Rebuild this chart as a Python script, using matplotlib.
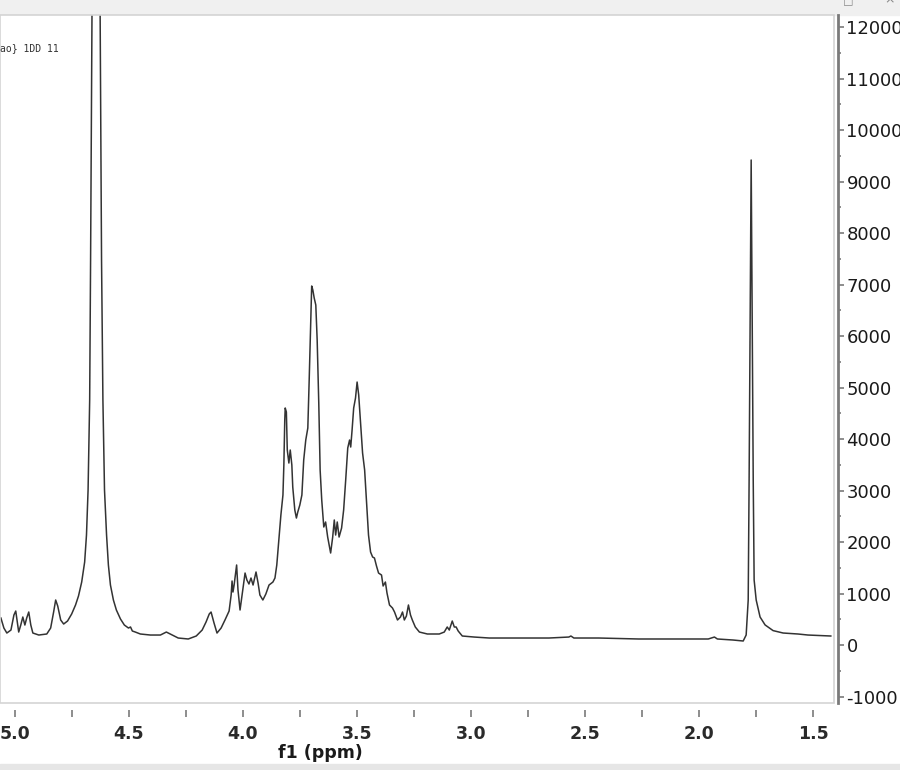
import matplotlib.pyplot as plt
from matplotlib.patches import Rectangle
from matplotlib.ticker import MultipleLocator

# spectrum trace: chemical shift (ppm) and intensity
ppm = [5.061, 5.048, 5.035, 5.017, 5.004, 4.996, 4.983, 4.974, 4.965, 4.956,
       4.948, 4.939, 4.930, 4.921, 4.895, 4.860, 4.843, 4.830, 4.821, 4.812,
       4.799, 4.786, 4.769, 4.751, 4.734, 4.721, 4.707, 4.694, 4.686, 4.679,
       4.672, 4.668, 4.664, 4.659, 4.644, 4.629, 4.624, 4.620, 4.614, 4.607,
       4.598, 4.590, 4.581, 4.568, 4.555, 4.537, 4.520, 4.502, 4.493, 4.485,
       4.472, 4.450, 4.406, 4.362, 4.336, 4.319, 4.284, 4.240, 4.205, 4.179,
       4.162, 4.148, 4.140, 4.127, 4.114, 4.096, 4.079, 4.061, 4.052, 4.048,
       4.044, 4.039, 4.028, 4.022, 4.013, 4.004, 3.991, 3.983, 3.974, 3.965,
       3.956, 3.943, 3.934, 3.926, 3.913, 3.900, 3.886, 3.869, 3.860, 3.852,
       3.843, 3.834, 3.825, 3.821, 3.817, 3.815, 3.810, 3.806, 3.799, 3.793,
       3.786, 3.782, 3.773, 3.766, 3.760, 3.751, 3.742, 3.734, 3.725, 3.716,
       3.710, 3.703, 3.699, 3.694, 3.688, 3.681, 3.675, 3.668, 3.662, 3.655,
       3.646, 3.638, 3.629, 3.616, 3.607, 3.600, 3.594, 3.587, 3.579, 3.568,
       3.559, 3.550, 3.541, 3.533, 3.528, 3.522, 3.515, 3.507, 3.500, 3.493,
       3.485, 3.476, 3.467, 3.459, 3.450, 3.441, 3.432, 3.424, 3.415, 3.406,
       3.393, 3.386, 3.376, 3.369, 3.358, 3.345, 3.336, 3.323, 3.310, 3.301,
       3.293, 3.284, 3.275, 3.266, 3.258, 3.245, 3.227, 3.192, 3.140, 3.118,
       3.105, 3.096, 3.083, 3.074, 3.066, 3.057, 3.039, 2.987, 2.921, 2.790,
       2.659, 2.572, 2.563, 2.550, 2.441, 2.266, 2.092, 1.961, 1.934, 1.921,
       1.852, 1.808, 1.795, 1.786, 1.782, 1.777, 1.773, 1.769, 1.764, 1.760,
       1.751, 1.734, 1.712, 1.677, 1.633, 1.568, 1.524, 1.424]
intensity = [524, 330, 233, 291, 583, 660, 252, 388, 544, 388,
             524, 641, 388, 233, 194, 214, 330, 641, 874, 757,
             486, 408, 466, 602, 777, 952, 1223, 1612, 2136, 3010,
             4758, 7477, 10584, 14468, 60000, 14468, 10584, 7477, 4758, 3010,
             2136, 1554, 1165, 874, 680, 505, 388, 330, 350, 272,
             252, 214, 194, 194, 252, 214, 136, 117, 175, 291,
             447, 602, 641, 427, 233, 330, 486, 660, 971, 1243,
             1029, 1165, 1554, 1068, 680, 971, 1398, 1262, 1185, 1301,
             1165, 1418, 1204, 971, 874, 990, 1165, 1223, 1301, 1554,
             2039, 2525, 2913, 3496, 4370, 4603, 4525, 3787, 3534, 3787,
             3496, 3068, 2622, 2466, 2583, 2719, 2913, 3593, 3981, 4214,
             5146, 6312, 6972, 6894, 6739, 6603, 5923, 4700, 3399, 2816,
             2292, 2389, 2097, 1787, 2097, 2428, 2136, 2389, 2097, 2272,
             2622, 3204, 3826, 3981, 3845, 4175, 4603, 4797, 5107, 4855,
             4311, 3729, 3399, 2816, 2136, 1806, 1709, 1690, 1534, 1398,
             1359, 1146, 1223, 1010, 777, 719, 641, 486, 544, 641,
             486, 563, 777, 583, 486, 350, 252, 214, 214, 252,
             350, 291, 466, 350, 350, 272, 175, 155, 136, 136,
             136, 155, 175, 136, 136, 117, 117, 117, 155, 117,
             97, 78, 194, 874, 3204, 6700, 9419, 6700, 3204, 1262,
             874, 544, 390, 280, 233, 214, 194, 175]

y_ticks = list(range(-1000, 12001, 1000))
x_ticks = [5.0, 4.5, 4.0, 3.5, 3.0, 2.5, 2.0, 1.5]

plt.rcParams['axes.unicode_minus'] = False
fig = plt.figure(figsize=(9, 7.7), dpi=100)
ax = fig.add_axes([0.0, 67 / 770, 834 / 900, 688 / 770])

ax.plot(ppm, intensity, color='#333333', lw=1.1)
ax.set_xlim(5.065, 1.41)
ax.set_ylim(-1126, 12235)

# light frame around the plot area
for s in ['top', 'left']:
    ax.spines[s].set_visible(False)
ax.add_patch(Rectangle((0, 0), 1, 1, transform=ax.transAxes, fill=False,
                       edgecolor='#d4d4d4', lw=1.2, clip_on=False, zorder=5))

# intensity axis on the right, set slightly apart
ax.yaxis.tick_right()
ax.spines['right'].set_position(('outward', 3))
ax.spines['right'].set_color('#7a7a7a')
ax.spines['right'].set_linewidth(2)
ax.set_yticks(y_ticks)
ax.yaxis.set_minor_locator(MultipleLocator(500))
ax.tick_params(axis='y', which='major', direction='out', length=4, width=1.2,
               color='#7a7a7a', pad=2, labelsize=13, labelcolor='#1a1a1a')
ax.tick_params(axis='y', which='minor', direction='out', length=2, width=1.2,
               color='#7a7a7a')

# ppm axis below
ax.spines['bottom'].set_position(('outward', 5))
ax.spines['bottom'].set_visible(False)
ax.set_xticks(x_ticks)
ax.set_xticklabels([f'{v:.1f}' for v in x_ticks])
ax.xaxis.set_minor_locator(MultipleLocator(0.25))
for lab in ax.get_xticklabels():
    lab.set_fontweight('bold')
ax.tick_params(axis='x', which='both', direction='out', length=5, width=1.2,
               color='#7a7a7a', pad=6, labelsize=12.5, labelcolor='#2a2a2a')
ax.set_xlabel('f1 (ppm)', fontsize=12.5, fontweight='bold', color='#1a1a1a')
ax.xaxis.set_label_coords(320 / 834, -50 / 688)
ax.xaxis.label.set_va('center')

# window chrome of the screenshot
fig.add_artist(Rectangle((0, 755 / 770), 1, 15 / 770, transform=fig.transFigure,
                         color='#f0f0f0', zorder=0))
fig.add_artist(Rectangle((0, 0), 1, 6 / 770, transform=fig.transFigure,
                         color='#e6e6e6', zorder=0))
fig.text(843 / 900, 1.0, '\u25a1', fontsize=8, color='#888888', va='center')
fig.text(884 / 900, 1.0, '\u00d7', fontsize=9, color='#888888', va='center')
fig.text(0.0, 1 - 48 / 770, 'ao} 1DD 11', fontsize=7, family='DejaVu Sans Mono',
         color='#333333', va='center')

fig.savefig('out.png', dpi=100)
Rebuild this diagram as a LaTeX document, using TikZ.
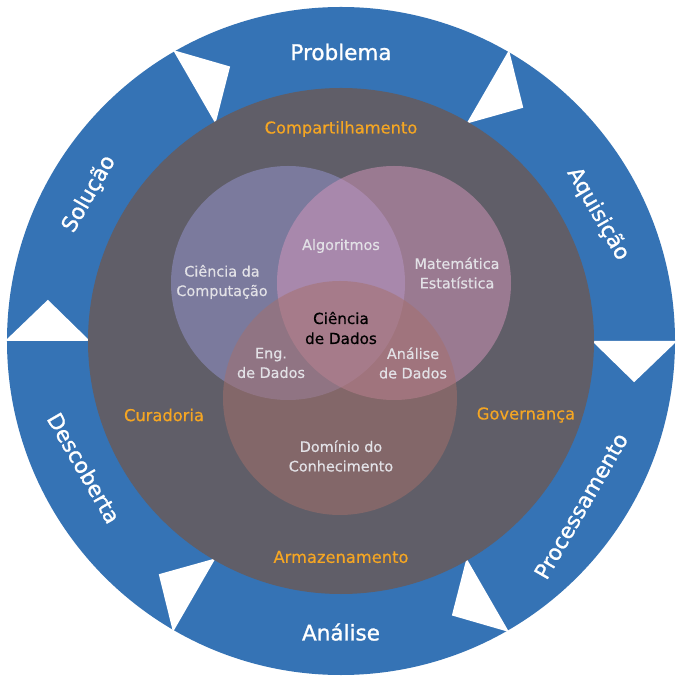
——————
:: Work to do ::
Take the lines above from the top of the records through the one with "from matplotlib.ticker import MultipleLocator" and repeat them exactly, without any pictures.

:: Exercise result ::
Rebuild this chart as a Python script, using matplotlib.
import matplotlib.pyplot as plt
from matplotlib.patches import Rectangle
from matplotlib.ticker import MultipleLocator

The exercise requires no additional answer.